**Directions for this task**
Leave the pictures out. Retype exactly the lines below from the one containing "Rebuild this diagram" through the one containing "(a2 |- base.south);", and no others.

— Begin The input —

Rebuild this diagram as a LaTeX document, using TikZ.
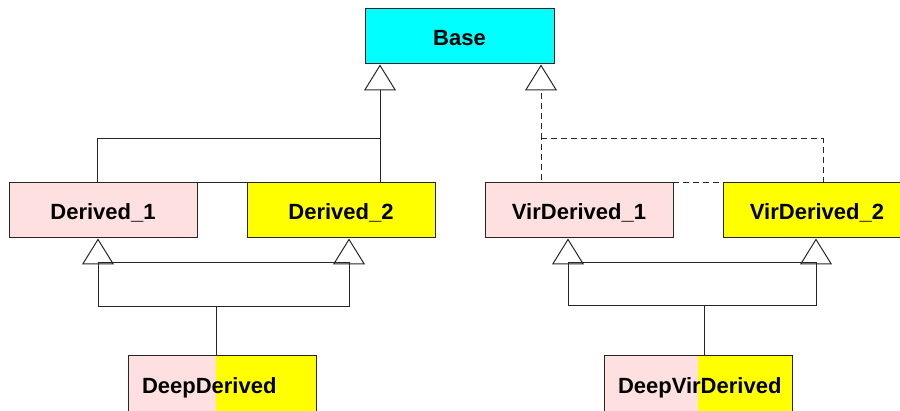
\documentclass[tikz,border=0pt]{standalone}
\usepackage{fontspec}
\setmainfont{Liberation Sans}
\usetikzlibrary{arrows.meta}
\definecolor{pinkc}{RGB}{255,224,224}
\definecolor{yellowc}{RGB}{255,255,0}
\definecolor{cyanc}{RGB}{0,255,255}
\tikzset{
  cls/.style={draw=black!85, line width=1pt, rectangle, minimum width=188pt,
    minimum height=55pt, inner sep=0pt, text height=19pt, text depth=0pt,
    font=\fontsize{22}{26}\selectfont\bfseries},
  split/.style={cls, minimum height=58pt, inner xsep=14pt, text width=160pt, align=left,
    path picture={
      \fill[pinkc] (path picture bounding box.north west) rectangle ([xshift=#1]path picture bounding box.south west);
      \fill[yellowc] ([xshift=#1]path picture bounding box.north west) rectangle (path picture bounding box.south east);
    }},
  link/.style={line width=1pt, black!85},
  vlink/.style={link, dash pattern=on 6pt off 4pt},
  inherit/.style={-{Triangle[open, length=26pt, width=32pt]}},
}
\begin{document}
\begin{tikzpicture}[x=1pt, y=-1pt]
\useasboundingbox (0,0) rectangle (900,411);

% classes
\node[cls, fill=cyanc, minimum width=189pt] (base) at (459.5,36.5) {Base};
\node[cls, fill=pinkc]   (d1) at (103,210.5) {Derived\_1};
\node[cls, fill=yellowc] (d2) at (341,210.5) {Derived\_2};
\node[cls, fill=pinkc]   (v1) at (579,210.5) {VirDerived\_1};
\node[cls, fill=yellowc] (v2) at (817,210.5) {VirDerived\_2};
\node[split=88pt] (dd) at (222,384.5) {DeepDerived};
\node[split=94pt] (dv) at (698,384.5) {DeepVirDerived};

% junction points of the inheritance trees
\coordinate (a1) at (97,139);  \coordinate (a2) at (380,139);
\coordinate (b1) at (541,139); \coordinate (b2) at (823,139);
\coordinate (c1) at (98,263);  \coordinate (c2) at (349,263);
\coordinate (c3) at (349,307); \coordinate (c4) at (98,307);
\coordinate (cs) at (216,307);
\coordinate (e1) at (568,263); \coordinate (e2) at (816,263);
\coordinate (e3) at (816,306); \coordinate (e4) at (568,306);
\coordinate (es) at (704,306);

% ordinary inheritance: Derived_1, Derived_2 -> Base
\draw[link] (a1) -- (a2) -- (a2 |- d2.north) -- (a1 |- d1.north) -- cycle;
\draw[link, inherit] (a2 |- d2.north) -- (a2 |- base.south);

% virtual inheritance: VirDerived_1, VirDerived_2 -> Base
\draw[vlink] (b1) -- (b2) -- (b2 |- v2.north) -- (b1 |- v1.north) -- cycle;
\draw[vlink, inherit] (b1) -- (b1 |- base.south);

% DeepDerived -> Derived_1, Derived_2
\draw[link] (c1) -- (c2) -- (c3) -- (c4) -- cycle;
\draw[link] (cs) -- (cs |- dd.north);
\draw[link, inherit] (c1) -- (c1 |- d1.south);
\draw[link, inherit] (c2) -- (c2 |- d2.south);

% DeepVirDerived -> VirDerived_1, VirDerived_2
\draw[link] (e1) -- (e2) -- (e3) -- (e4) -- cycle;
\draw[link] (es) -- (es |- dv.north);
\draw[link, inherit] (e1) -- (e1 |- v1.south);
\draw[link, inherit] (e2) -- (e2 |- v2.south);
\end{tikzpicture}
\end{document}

— End The input —
— Begin The input —

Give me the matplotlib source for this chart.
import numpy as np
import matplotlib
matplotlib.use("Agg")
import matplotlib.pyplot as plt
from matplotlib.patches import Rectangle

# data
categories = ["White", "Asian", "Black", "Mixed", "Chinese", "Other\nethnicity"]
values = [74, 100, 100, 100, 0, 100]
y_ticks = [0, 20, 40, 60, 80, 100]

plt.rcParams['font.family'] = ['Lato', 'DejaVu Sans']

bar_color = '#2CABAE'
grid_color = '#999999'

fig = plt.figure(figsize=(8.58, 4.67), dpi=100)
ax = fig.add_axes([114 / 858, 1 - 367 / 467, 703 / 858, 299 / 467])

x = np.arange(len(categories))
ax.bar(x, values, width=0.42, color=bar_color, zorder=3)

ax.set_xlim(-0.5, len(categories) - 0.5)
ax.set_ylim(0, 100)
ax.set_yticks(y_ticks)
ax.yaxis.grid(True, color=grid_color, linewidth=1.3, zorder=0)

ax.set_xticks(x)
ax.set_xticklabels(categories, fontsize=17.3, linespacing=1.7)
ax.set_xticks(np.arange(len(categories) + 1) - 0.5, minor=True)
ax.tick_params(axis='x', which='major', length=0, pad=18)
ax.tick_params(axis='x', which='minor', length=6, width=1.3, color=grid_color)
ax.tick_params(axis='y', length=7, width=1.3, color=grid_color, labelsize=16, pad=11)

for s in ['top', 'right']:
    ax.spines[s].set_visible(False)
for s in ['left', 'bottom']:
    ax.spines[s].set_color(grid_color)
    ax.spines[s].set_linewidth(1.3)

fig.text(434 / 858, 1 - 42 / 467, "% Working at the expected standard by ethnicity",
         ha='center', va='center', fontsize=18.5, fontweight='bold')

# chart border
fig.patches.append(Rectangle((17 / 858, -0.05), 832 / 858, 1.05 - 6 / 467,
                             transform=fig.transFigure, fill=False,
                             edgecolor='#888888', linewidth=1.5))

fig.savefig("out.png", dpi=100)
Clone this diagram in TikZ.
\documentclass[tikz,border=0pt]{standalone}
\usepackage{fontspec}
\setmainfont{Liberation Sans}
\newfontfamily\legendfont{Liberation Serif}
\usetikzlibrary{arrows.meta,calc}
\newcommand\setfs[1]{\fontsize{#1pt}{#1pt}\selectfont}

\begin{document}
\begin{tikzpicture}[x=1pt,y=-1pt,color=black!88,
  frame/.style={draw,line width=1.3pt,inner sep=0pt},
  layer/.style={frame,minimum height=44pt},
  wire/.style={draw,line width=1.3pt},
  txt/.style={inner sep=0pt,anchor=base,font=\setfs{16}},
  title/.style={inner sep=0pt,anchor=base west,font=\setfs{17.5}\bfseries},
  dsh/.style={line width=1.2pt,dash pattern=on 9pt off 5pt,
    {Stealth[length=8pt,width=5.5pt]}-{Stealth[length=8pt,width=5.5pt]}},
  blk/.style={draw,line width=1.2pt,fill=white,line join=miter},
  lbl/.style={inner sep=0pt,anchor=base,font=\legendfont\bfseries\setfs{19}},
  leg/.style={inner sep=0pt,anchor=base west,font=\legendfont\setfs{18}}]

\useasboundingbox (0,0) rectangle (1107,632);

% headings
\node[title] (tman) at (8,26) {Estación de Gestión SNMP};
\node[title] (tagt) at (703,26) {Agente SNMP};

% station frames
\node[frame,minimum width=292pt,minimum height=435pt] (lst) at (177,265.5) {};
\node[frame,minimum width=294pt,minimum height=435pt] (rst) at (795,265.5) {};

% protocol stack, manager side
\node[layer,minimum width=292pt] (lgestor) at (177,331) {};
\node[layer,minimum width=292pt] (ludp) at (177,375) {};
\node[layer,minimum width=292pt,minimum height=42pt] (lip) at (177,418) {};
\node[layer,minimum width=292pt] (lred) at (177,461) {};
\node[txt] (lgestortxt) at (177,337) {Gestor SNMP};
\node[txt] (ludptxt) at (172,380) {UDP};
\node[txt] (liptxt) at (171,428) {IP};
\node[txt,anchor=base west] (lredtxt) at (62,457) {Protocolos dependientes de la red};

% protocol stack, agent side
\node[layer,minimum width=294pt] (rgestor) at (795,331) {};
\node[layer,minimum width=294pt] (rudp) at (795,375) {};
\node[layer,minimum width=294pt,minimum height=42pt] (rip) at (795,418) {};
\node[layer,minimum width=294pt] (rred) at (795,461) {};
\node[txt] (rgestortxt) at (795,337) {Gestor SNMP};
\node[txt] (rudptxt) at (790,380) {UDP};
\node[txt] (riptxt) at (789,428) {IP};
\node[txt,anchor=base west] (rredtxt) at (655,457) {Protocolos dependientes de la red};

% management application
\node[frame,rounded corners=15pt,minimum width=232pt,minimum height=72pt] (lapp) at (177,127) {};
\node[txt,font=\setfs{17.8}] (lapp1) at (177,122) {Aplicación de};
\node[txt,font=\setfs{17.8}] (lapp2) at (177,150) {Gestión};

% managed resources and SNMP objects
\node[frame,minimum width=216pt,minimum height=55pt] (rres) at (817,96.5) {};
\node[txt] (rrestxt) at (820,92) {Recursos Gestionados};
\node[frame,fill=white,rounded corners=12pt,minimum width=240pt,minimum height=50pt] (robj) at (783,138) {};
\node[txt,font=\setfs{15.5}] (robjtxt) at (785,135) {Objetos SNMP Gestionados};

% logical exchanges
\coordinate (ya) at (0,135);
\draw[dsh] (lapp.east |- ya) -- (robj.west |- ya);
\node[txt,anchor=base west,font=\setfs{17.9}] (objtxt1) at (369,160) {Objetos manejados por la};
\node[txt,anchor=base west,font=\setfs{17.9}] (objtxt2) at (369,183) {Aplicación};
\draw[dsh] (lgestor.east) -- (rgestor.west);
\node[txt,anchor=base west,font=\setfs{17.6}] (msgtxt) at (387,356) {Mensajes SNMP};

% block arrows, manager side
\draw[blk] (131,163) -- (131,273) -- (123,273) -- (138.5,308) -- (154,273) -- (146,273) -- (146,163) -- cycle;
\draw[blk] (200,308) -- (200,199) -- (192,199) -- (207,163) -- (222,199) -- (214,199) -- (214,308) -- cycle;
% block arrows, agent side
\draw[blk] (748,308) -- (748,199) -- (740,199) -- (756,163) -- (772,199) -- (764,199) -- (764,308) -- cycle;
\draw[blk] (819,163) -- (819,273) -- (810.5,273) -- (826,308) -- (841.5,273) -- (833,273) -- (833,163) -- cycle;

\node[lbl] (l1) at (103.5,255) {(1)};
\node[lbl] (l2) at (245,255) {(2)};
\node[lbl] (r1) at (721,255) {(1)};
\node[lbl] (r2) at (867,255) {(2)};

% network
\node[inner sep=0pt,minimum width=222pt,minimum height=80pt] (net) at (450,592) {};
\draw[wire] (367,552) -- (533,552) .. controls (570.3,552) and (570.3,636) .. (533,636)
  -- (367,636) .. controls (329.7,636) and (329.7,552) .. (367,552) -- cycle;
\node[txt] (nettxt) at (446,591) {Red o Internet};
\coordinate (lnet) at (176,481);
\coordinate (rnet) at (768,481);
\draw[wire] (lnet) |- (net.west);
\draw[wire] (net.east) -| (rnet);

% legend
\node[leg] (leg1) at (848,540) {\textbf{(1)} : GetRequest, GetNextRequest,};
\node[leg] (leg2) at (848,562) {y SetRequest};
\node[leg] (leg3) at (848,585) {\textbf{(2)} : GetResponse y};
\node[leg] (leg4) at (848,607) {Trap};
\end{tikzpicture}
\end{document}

— End The input —
— Begin The input —

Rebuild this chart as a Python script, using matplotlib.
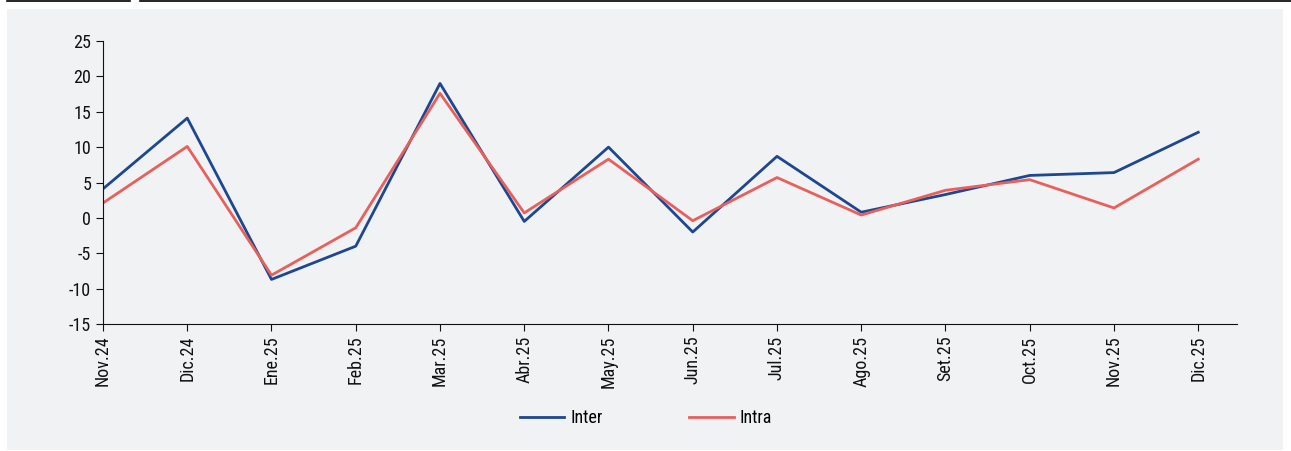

— End The input —

**Exercise response**
Rebuild this diagram as a LaTeX document, using TikZ.
\documentclass[tikz,border=0pt]{standalone}
\usepackage{fontspec}
\setmainfont{Liberation Sans}
\usetikzlibrary{arrows.meta}
\definecolor{pinkc}{RGB}{255,224,224}
\definecolor{yellowc}{RGB}{255,255,0}
\definecolor{cyanc}{RGB}{0,255,255}
\tikzset{
  cls/.style={draw=black!85, line width=1pt, rectangle, minimum width=188pt,
    minimum height=55pt, inner sep=0pt, text height=19pt, text depth=0pt,
    font=\fontsize{22}{26}\selectfont\bfseries},
  split/.style={cls, minimum height=58pt, inner xsep=14pt, text width=160pt, align=left,
    path picture={
      \fill[pinkc] (path picture bounding box.north west) rectangle ([xshift=#1]path picture bounding box.south west);
      \fill[yellowc] ([xshift=#1]path picture bounding box.north west) rectangle (path picture bounding box.south east);
    }},
  link/.style={line width=1pt, black!85},
  vlink/.style={link, dash pattern=on 6pt off 4pt},
  inherit/.style={-{Triangle[open, length=26pt, width=32pt]}},
}
\begin{document}
\begin{tikzpicture}[x=1pt, y=-1pt]
\useasboundingbox (0,0) rectangle (900,411);

% classes
\node[cls, fill=cyanc, minimum width=189pt] (base) at (459.5,36.5) {Base};
\node[cls, fill=pinkc]   (d1) at (103,210.5) {Derived\_1};
\node[cls, fill=yellowc] (d2) at (341,210.5) {Derived\_2};
\node[cls, fill=pinkc]   (v1) at (579,210.5) {VirDerived\_1};
\node[cls, fill=yellowc] (v2) at (817,210.5) {VirDerived\_2};
\node[split=88pt] (dd) at (222,384.5) {DeepDerived};
\node[split=94pt] (dv) at (698,384.5) {DeepVirDerived};

% junction points of the inheritance trees
\coordinate (a1) at (97,139);  \coordinate (a2) at (380,139);
\coordinate (b1) at (541,139); \coordinate (b2) at (823,139);
\coordinate (c1) at (98,263);  \coordinate (c2) at (349,263);
\coordinate (c3) at (349,307); \coordinate (c4) at (98,307);
\coordinate (cs) at (216,307);
\coordinate (e1) at (568,263); \coordinate (e2) at (816,263);
\coordinate (e3) at (816,306); \coordinate (e4) at (568,306);
\coordinate (es) at (704,306);

% ordinary inheritance: Derived_1, Derived_2 -> Base
\draw[link] (a1) -- (a2) -- (a2 |- d2.north) -- (a1 |- d1.north) -- cycle;
\draw[link, inherit] (a2 |- d2.north) -- (a2 |- base.south);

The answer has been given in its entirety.